Form a rectangular region ABCD , a right triangle AED with AE= 9 cm and DE = 12cm is cut off. On other end taking BC as diameter , a semi - circle is added on the region. Find the area of the shaded region. (Use pi= 3.14)

Complete question  : Form a rectangular region ABCD with AB  =  20 cm , a right triangle AED with AE= 9 cm and DE = 12cm is cut off. On other end taking BC as diameter , a semi - circle is added on the region.
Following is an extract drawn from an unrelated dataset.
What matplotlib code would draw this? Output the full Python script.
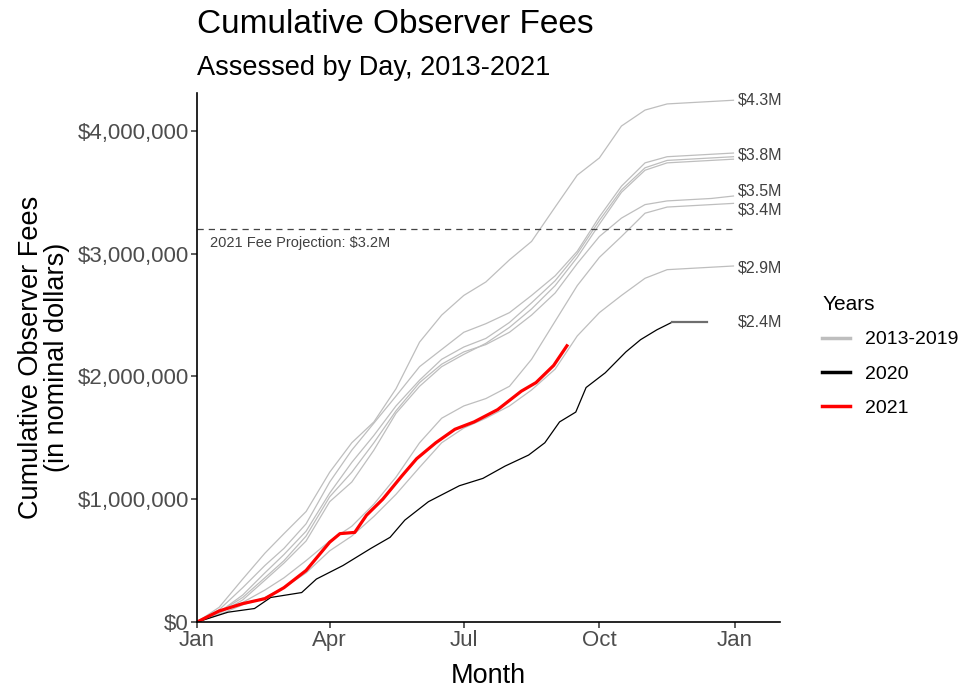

Find the area of the shaded region. (Use pi= 3.14) ,

Solution :  As ABCD is a rectangular region , SO AB  =  CD and BC  =  AD

And our diagram from given information is , As :

Now we Apply Pythagoras theorem in $∆$ AED , and get

AD² =  AE² + DE²

AD² = 9² + 12²

AD² = 81 + 144

AD² = 225

AD  =  15 cm

So,

BC  =  15 cm   ( As we know AD  =  BC )

So,

Radius of semicircle  =  $\frac{BC}{2} = \frac{15}{2} = 7.5 cm$
And
We know Area of triangle  = $\frac{1}{2}\times Base \times height$ , So
Area of $∆$ AED = $\frac{1}{2}\times 9 \times 12 = 9 \times 6 = 54 c{m}^2$
And Area of rectangle  =  Length $\times$ Breadth , So
Area of rectangular part ABCD  = 20 $\times$ 15  =  300 cm²
And
We know Area of semicircle  = $\frac{\pi r^2}{2}$ , So
Area of semicircle  = $\frac{{\displaystyle 3.14\times 7.5 \times 7.5}}{2} = \frac{{\displaystyle 176.625}}{2} = \frac{618.75}{7} = 88.3125 c{m}^2$
So,
Area of shaded region  =  Area of rectangular part  + Area of semicircle  -  Area of $∆$ AED
Area of shaded region  = 300 + 88.3125  - 54  =  334.3125 cm²                                                ( Ans )